GM to cut 2nd shift at plant in Moraine


Cuts at two plants will reduce GM’s production by 117,000 units.

CINCINNATI (AP) — General Motors Corp. will cut the second shift at its Moraine plant in two months, putting 1,000 employees out of work.

The company also said Monday the plant, just south of Dayton, will shut down temporarily in December for nearly the entire month. The second-shift cut on Sept. 29 affects 1,000 of the 2,000-plus employees at the plant, which is expected to close by 2010 or earlier.

The president of the local union said the cut was sooner than expected and that employees thought the second shift would last at least until the end of the year.

“We did expect some kind of adjustments, but never did I expect it would be the end of September,” said Gaylen Turner, president of the International Union of Electronic Workers-Communication Workers of America Local 798.

The move is part of a production cutback by the Detroit-based automaker in response to lower demand for pickup trucks and sport-utility vehicles. GM also eliminated a shift at a plant in Shreveport, La.

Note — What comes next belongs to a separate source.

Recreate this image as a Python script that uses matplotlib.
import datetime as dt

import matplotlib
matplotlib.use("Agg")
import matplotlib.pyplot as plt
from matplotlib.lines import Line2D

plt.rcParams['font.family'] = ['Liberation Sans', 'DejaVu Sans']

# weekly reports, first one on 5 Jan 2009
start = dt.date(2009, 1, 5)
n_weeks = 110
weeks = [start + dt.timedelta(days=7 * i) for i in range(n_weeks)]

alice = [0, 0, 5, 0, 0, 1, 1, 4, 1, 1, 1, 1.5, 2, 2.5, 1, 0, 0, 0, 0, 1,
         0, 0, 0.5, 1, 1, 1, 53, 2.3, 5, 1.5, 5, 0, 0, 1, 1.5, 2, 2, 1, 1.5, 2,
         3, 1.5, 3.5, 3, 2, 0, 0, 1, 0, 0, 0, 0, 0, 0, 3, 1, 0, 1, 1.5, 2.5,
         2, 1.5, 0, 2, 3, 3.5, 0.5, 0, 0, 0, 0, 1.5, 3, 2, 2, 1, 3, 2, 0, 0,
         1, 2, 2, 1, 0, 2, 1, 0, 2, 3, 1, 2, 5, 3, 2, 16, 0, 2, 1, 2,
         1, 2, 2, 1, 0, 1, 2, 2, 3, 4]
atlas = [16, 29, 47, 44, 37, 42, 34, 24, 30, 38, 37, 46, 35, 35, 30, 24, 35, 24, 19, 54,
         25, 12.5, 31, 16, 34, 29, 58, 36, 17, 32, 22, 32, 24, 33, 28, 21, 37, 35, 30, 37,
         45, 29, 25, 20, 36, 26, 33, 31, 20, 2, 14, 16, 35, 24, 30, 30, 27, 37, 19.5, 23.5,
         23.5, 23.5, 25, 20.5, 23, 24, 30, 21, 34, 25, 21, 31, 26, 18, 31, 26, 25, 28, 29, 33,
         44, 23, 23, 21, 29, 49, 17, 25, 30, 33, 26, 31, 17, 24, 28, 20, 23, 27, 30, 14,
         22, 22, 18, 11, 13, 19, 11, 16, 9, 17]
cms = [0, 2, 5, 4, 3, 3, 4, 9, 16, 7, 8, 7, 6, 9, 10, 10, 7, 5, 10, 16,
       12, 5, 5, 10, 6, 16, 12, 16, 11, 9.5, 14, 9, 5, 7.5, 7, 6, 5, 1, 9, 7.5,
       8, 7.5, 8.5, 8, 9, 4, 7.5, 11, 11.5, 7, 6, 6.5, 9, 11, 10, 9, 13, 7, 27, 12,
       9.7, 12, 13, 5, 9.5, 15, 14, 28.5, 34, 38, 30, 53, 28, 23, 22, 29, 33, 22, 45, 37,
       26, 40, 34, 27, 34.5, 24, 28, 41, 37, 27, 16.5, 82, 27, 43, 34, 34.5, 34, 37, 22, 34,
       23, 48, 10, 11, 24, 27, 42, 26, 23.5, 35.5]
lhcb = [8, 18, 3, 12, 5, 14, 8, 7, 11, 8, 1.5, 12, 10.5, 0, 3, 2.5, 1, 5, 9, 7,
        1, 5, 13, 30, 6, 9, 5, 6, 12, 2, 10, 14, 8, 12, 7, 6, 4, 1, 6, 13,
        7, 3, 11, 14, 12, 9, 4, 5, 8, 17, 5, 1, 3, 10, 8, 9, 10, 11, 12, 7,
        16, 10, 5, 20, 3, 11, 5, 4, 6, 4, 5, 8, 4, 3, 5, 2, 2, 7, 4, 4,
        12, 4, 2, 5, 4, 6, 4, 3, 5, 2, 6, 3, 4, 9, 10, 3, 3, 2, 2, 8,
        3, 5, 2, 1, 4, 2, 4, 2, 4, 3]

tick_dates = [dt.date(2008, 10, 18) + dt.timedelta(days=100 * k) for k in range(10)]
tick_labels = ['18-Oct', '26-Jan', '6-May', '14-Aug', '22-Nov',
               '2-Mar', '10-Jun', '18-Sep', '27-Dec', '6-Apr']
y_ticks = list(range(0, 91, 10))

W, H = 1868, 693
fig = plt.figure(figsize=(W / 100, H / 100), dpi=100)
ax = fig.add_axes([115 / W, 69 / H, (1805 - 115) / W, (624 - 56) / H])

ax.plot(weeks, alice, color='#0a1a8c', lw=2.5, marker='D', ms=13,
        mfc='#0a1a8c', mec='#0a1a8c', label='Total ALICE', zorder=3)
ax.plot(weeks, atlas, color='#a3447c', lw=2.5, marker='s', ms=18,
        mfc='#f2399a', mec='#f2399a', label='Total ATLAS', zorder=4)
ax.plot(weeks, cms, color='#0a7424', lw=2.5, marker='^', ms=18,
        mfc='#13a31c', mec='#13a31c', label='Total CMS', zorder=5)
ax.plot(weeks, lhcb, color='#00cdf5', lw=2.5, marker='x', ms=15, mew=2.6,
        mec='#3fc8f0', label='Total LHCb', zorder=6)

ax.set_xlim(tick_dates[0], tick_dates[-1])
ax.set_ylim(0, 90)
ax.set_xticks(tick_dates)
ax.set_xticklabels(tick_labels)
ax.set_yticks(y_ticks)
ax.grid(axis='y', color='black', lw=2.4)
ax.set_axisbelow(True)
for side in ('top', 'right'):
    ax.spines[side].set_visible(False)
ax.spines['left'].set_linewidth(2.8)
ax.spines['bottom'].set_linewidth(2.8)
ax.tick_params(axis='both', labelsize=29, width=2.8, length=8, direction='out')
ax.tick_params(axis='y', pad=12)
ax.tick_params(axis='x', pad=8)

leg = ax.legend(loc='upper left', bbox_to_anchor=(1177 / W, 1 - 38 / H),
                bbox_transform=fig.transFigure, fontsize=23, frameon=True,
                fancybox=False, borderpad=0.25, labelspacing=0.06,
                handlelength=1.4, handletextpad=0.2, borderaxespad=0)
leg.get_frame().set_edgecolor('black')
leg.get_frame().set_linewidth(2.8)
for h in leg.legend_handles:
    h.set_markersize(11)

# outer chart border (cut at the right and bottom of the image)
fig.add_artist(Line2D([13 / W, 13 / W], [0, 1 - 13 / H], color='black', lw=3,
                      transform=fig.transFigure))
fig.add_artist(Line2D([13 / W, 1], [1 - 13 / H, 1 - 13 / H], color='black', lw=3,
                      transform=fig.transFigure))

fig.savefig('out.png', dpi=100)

The result will be a production drop of 117,000 units, putting the company close to its goal of cutting 300,000 units this year, the company said.

More than half of the affected workers in Moraine are regular salaried or hourly, and 450 are temporary employees who will face layoffs, plant spokeswoman Jessica Peck said. The cut will leave the plant with only one shift; its third shift was eliminated two years ago.

Peck said the cuts stem from a slumping economy and high fuel costs, which have driven increased demand for smaller vehicles.

In June, GM identified the Moraine plant and three other North American pickup truck and SUV plants for closure by 2010. The company has not revealed an expected closure date.

Turner said Monday that the mood at the plant was somber, and he was fielding questions about what attrition packages the company might offer. He said union officials will meet with GM representatives sometime next week, when he hopes to have more answers.

“This is people’s livelihoods,” he said. “For the past two years, it’s been, ‘What do I do if this happens?’”

Richard Stock, an urban studies professor at the University of Dayton, said the biggest regional effect of the shift cut will be the loss of jobs itself, not repercussions through the local economy.

The Dayton area shows signs of economic optimism, including an increase in business and professional services, despite losing thousands of manufacturing jobs in recent years, he said.

“It’s not a nail in the coffin,” he said. “It’s just part of the long-term transition, and the economy is clearly transitioning.”